Properly contrite, Deed moved toward the stairs, but couldn't resist a triumphant glance in my direction. I swore to myself that I would pay him back with a torturous revenge that would make him suffer an agonizing death. Bud moved toward the shelves of food.
"Now what did Mom want?"
"Two corns, two beans, three apples!" I replied, my voice still trembling, and helped him locate the food. Despite my relief at finding out that the moaning came just from another prank by my tormentor, Deed, I was still not convinced that evil spirits did not inhabit the cellar, so I hurried with our task and was happy to trot up the stairs.
Throughout our years on the Farm, my neices and nephews played in every corner of every building. We explored the barn, climbed the rafters, wandered through the cow barn with its row of hanging iron stanchions. We wandered through the chicken coop, hunting for eggs, and played in the attic, where the stovepipe from the kitchen emitted enough heat to keep us warm, but we never went near the cellar. We knew instinctively that there were forces at work in the cellar that were too terrible to behold. In that damp, dingy darkness, there were the slight rustlings of souls long gone, souls contemplating past deeds too evil to allow them a moment's rest.

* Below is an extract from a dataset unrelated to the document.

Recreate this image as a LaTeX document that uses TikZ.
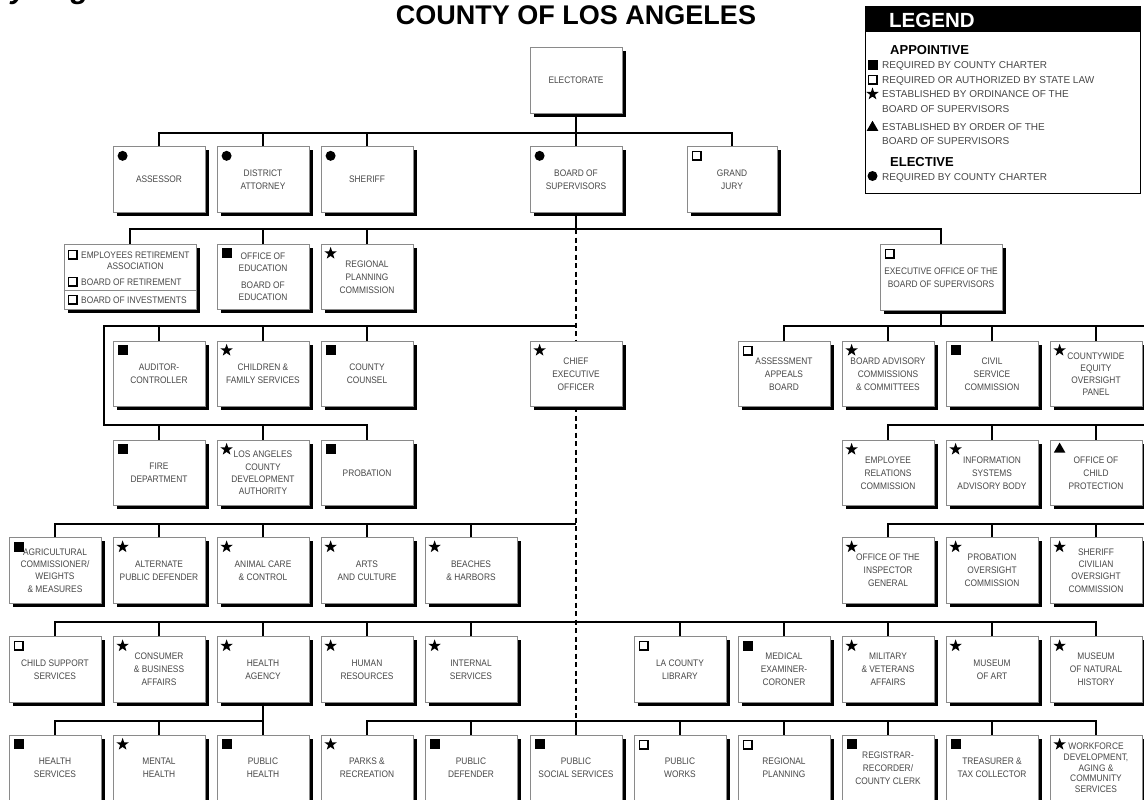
\documentclass[tikz,border=0pt]{standalone}
\usepackage{fontspec}
\setmainfont{Liberation Sans}
\newfontfamily\boxfont{Liberation Sans}[FakeStretch=0.88]
\usetikzlibrary{shadows,shapes.geometric,calc}
\definecolor{txt}{HTML}{484848}
\definecolor{bord}{HTML}{8A8A8A}
\tikzset{
  unit/.style={draw=bord, line width=0.8pt, fill=white,
    drop shadow={shadow xshift=3.5pt, shadow yshift=-3.5pt, fill=black, opacity=1},
    minimum width=92pt, minimum height=65.5pt, inner sep=1pt, align=center, text=txt,
    font=\boxfont\fontsize{9.5}{13}\selectfont},
  lfour/.style={font=\boxfont\fontsize{9.5}{12.2}\selectfont},
  lfive/.style={font=\boxfont\fontsize{9.5}{10.7}\selectfont},
  etxt/.style={inner sep=0pt, text=txt, align=center, font=\boxfont\fontsize{9.5}{11}\selectfont},
  legtxt/.style={anchor=base west, inner sep=0pt, text=txt, font=\fontsize{10}{10}\selectfont},
  leghead/.style={anchor=base west, inner sep=0pt, font=\bfseries\fontsize{13}{13}\selectfont},
  conn/.style={line width=1.7pt, black},
  trunk/.style={line width=1.9pt, black, dash pattern=on 5pt off 3.5pt},
  mstar/.style={star, star points=5, star point ratio=2.5, fill=black, inner sep=0pt, minimum size=13pt},
  mtri/.style={regular polygon, regular polygon sides=3, fill=black, inner sep=0pt, minimum size=13.5pt},
}
\newcommand\mkcirc[1]{\fill (#1) circle (5pt);}
\newcommand\mksq[1]{\fill ([shift={(-5pt,5pt)}]#1) rectangle ([shift={(5pt,-5pt)}]#1);}
\newcommand\mkhol[1]{\fill ([shift={(-4.8pt,4.8pt)}]#1) rectangle ([shift={(5.3pt,-5.3pt)}]#1);
  \fill[white] ([shift={(-3.6pt,3.6pt)}]#1) rectangle ([shift={(3.2pt,-3.2pt)}]#1);}
\newcommand\mkstar[1]{\node[mstar] (#1s) at (#1) {};}
\newcommand\mktri[1]{\node[mtri] (#1t) at (#1) {};}
\newcommand\mkr[2]{\coordinate (#1-m) at ([shift={(10pt,-9.5pt)}]#1.north west); \csname mk#2\endcsname{#1-m}}
\newcommand\drop[2]{\draw[conn] (#1.north) -- (#1.north |- #2);}

\begin{document}
\begin{tikzpicture}[x=1pt,y=-1pt]
\fill[white] (0,0) rectangle (1144,800);
\useasboundingbox (0,0) rectangle (1144,800);

% cropped heading fragment
\begin{scope}
\clip (0,0) rectangle (300,30);
\node[anchor=base west, inner sep=0pt, font=\bfseries\itshape\fontsize{30}{30}\selectfont] (frag) at (-76,-1) {County Organization Chart};
\end{scope}

\node[inner sep=0pt, font=\bfseries\fontsize{27}{27}\selectfont] (title) at (576,15) {COUNTY OF LOS ANGELES};

% legend
\node[draw=black, line width=1.2pt, minimum width=275pt, minimum height=187pt, anchor=north west, inner sep=0pt] (legend) at (865,6) {};
\fill (legend.north west) rectangle ([yshift=-26pt]legend.north east);
\node[anchor=base west, inner sep=0pt, text=white, font=\bfseries\fontsize{20.5}{20}\selectfont] (legtitle) at (889,27.5) {LEGEND};
\node[leghead] (appt) at (890,55) {APPOINTIVE};
\node[legtxt] (lt1) at (882,69) {REQUIRED BY COUNTY CHARTER};
\node[legtxt] (lt2) at (882,84) {REQUIRED OR AUTHORIZED BY STATE LAW};
\node[legtxt] (lt3) at (882,98) {ESTABLISHED BY ORDINANCE OF THE};
\node[legtxt] (lt4) at (882,112) {BOARD OF SUPERVISORS};
\node[legtxt] (lt5) at (882,131) {ESTABLISHED BY ORDER OF THE};
\node[legtxt] (lt6) at (882,144.5) {BOARD OF SUPERVISORS};
\node[leghead] (elec) at (890,166.5) {ELECTIVE};
\node[legtxt] (lt7) at (882,180) {REQUIRED BY COUNTY CHARTER};
\coordinate (lg1) at (872.5,65); \mksq{lg1}
\coordinate (lg2) at (872.5,80); \mkhol{lg2}
\coordinate (lg3) at (872.5,94); \mkstar{lg3}
\coordinate (lg4) at (872.5,127.5); \mktri{lg4}
\coordinate (lg5) at (872.5,176); \mkcirc{lg5}

% bus levels
\coordinate (yA) at (0,133);
\coordinate (yB) at (0,229);
\coordinate (yC) at (0,326);
\coordinate (yD) at (0,425);
\coordinate (yE) at (0,524);
\coordinate (yF) at (0,622);
\coordinate (yG) at (0,721);
\coordinate (lb) at (104,326);
\coordinate (rb) at (1152,0);

% row 0 / A
\node[unit] (electorate) at (576,80.5) {ELECTORATE};
\node[unit] (assessor) at (159,179.5) {ASSESSOR}; \mkr{assessor}{circ}
\node[unit] (da) at (263,179.5) {DISTRICT\\ATTORNEY}; \mkr{da}{circ}
\node[unit] (sheriff) at (367,179.5) {SHERIFF}; \mkr{sheriff}{circ}
\node[unit] (bos) at (576,179.5) {BOARD OF\\SUPERVISORS}; \mkr{bos}{circ}
\node[unit, minimum width=90pt] (grandjury) at (732,179.5) {GRAND\\JURY}; \mkr{grandjury}{hol}

% row B
\node[unit, minimum width=132pt] (era) at (130,277) {};
\draw[bord, line width=0.8pt] ([yshift=-13pt]era.west) -- ([yshift=-13pt]era.east);
\node[etxt, anchor=west] (era1) at (81,260.5) {EMPLOYEES RETIREMENT\\ASSOCIATION};
\node[etxt, anchor=west] (era2) at (81,282) {BOARD OF RETIREMENT};
\node[etxt, anchor=west] (era3) at (81,300) {BOARD OF INVESTMENTS};
\coordinate (eram1) at (73,255); \mkhol{eram1}
\coordinate (eram2) at (73,282); \mkhol{eram2}
\coordinate (eram3) at (73,300); \mkhol{eram3}
\node[unit, font=\boxfont\fontsize{9.5}{12}\selectfont] (oed) at (263,277) {OFFICE OF\\EDUCATION\\[5pt]BOARD OF\\EDUCATION}; \mkr{oed}{sq}
\node[unit] (rpc) at (367,277) {REGIONAL\\PLANNING\\COMMISSION}; \mkr{rpc}{star}
\node[unit, minimum width=122pt] (exec) at (941,277.5) {EXECUTIVE OFFICE OF THE\\BOARD OF SUPERVISORS}; \mkr{exec}{hol}

% row C
\node[unit] (auditor) at (159,374) {AUDITOR-\\CONTROLLER}; \mkr{auditor}{sq}
\node[unit] (dcfs) at (263,374) {CHILDREN \&\\FAMILY SERVICES}; \mkr{dcfs}{star}
\node[unit] (counsel) at (367,374) {COUNTY\\COUNSEL}; \mkr{counsel}{sq}
\node[unit] (ceo) at (576,374) {CHIEF\\EXECUTIVE\\OFFICER}; \mkr{ceo}{star}
\node[unit] (aab) at (784,374) {ASSESSMENT\\APPEALS\\BOARD}; \mkr{aab}{hol}
\node[unit] (bac) at (888,374) {BOARD ADVISORY\\COMMISSIONS\\\& COMMITTEES}; \mkr{bac}{star}
\node[unit] (civil) at (992,374) {CIVIL\\SERVICE\\COMMISSION}; \mkr{civil}{sq}
\node[unit, lfour] (equity) at (1096,374) {COUNTYWIDE\\EQUITY\\OVERSIGHT\\PANEL}; \mkr{equity}{star}

% row D
\node[unit] (fire) at (159,473) {FIRE\\DEPARTMENT}; \mkr{fire}{sq}
\node[unit, lfour] (lacda) at (263,473) {LOS ANGELES\\COUNTY\\DEVELOPMENT\\AUTHORITY}; \mkr{lacda}{star}
\node[unit] (probation) at (367,473) {PROBATION}; \mkr{probation}{sq}
\node[unit] (erc) at (888,473) {EMPLOYEE\\RELATIONS\\COMMISSION}; \mkr{erc}{star}
\node[unit] (isab) at (992,473) {INFORMATION\\SYSTEMS\\ADVISORY BODY}; \mkr{isab}{star}
\node[unit] (ocp) at (1096,473) {OFFICE OF\\CHILD\\PROTECTION}; \mkr{ocp}{tri}

% row E
\node[unit, lfour] (agri) at (55,570.5) {AGRICULTURAL\\COMMISSIONER/\\WEIGHTS\\\& MEASURES}; \mkr{agri}{sq}
\node[unit] (apd) at (159,570.5) {ALTERNATE\\PUBLIC DEFENDER}; \mkr{apd}{star}
\node[unit] (animal) at (263,570.5) {ANIMAL CARE\\\& CONTROL}; \mkr{animal}{star}
\node[unit] (arts) at (367,570.5) {ARTS\\AND CULTURE}; \mkr{arts}{star}
\node[unit] (beaches) at (471,570.5) {BEACHES\\\& HARBORS}; \mkr{beaches}{star}
\node[unit] (oig) at (888,570.5) {OFFICE OF THE\\INSPECTOR\\GENERAL}; \mkr{oig}{star}
\node[unit] (poc) at (992,570.5) {PROBATION\\OVERSIGHT\\COMMISSION}; \mkr{poc}{star}
\node[unit, lfour] (scoc) at (1096,570.5) {SHERIFF\\CIVILIAN\\OVERSIGHT\\COMMISSION}; \mkr{scoc}{star}

% row F
\node[unit] (childsupport) at (55,669.5) {CHILD SUPPORT\\SERVICES}; \mkr{childsupport}{hol}
\node[unit] (consumer) at (159,669.5) {CONSUMER\\\& BUSINESS\\AFFAIRS}; \mkr{consumer}{star}
\node[unit] (health) at (263,669.5) {HEALTH\\AGENCY}; \mkr{health}{star}
\node[unit] (hr) at (367,669.5) {HUMAN\\RESOURCES}; \mkr{hr}{star}
\node[unit] (isd) at (471,669.5) {INTERNAL\\SERVICES}; \mkr{isd}{star}
\node[unit] (library) at (680,669.5) {LA COUNTY\\LIBRARY}; \mkr{library}{hol}
\node[unit] (coroner) at (784,669.5) {MEDICAL\\EXAMINER-\\CORONER}; \mkr{coroner}{sq}
\node[unit] (military) at (888,669.5) {MILITARY\\\& VETERANS\\AFFAIRS}; \mkr{military}{star}
\node[unit] (lacma) at (992,669.5) {MUSEUM\\OF ART}; \mkr{lacma}{star}
\node[unit] (nhm) at (1096,669.5) {MUSEUM\\OF NATURAL\\HISTORY}; \mkr{nhm}{star}

% row G
\node[unit] (dhs) at (55,768) {HEALTH\\SERVICES}; \mkr{dhs}{sq}
\node[unit] (dmh) at (159,768) {MENTAL\\HEALTH}; \mkr{dmh}{star}
\node[unit] (dph) at (263,768) {PUBLIC\\HEALTH}; \mkr{dph}{sq}
\node[unit] (parks) at (367,768) {PARKS \&\\RECREATION}; \mkr{parks}{star}
\node[unit] (pd) at (471,768) {PUBLIC\\DEFENDER}; \mkr{pd}{sq}
\node[unit] (dpss) at (576,768) {PUBLIC\\SOCIAL SERVICES}; \mkr{dpss}{sq}
\node[unit] (dpw) at (680,768) {PUBLIC\\WORKS}; \mkr{dpw}{hol}
\node[unit] (drp) at (784,768) {REGIONAL\\PLANNING}; \mkr{drp}{hol}
\node[unit] (rrcc) at (888,768) {REGISTRAR-\\RECORDER/\\COUNTY CLERK}; \mkr{rrcc}{sq}
\node[unit] (ttc) at (992,768) {TREASURER \&\\TAX COLLECTOR}; \mkr{ttc}{sq}
\node[unit, lfive] (wdacs) at (1096,768) {WORKFORCE\\DEVELOPMENT,\\AGING \&\\COMMUNITY\\SERVICES}; \mkr{wdacs}{star}

% connectors
\draw[conn] (electorate.south) -- (bos.north);
\draw[conn] (assessor.north) -- (assessor.north |- yA) -| (grandjury.north);
\drop{da}{yA} \drop{sheriff}{yA}

\draw[conn] (bos.south) -- (bos.south |- yB);
\draw[conn] (era.north) -- (era.north |- yB) -| (exec.north);
\drop{oed}{yB} \drop{rpc}{yB}

\draw[trunk] (bos.south |- yB) -- (ceo.north);
\draw[trunk] (ceo.south) -- (dpss.north |- yG);

\draw[conn] (ceo.north |- yC) -- (lb) -- (lb |- yD) -| (probation.north);
\drop{auditor}{yC} \drop{dcfs}{yC} \drop{counsel}{yC}
\drop{fire}{yD} \drop{lacda}{yD}

\draw[conn] (exec.south) -- (exec.south |- yC);
\draw[conn] (aab.north) -- (aab.north |- yC) -- (rb |- yC);
\drop{bac}{yC} \drop{civil}{yC} \drop{equity}{yC}
\draw[conn] (erc.north) -- (erc.north |- yD) -- (rb |- yD);
\drop{isab}{yD} \drop{ocp}{yD}
\draw[conn] (oig.north) -- (oig.north |- yE) -- (rb |- yE);
\drop{poc}{yE} \drop{scoc}{yE}

\draw[conn] (agri.north) -- (agri.north |- yE) -- (ceo.south |- yE);
\drop{apd}{yE} \drop{animal}{yE} \drop{arts}{yE} \drop{beaches}{yE}

\draw[conn] (childsupport.north) -- (childsupport.north |- yF) -| (nhm.north);
\drop{consumer}{yF} \drop{health}{yF} \drop{hr}{yF} \drop{isd}{yF}
\drop{library}{yF} \drop{coroner}{yF} \drop{military}{yF} \drop{lacma}{yF}

\draw[conn] (health.south) -- (dph.north);
\draw[conn] (dhs.north) -- (dhs.north |- yG) -- (dph.north |- yG);
\drop{dmh}{yG}
\draw[conn] (parks.north) -- (parks.north |- yG) -| (wdacs.north);
\drop{pd}{yG} \drop{dpss}{yG} \drop{dpw}{yG} \drop{drp}{yG} \drop{rrcc}{yG} \drop{ttc}{yG}
\end{tikzpicture}
\end{document}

We knew, as we played on that long ago Christmas Day, that there were events in this world that were beyond our comprehension, that although we played in a world of sunshine and happiness, there was a world of darkness and suffering somewhere beyond. Just as Charlie's heart thumped an uneven rythmn of swishing beats, just as the water in Dead Man's Cave was dark with murk, we knew that the world was not always a happy playground, that even as the adults kept us safe and warm, there was a cold darkness hovering in the distance, howling with the winter wind like a pack of wolves lusting for blood at the door.
These thoughts were chased away by the delights of the table, when Mom would sit us down and present us with her soups, her breads and her apple pies. We would silently down the food set before us and thoughts of the darkness of the cellar would fade into the timeless glory of a Christmas Day spent together.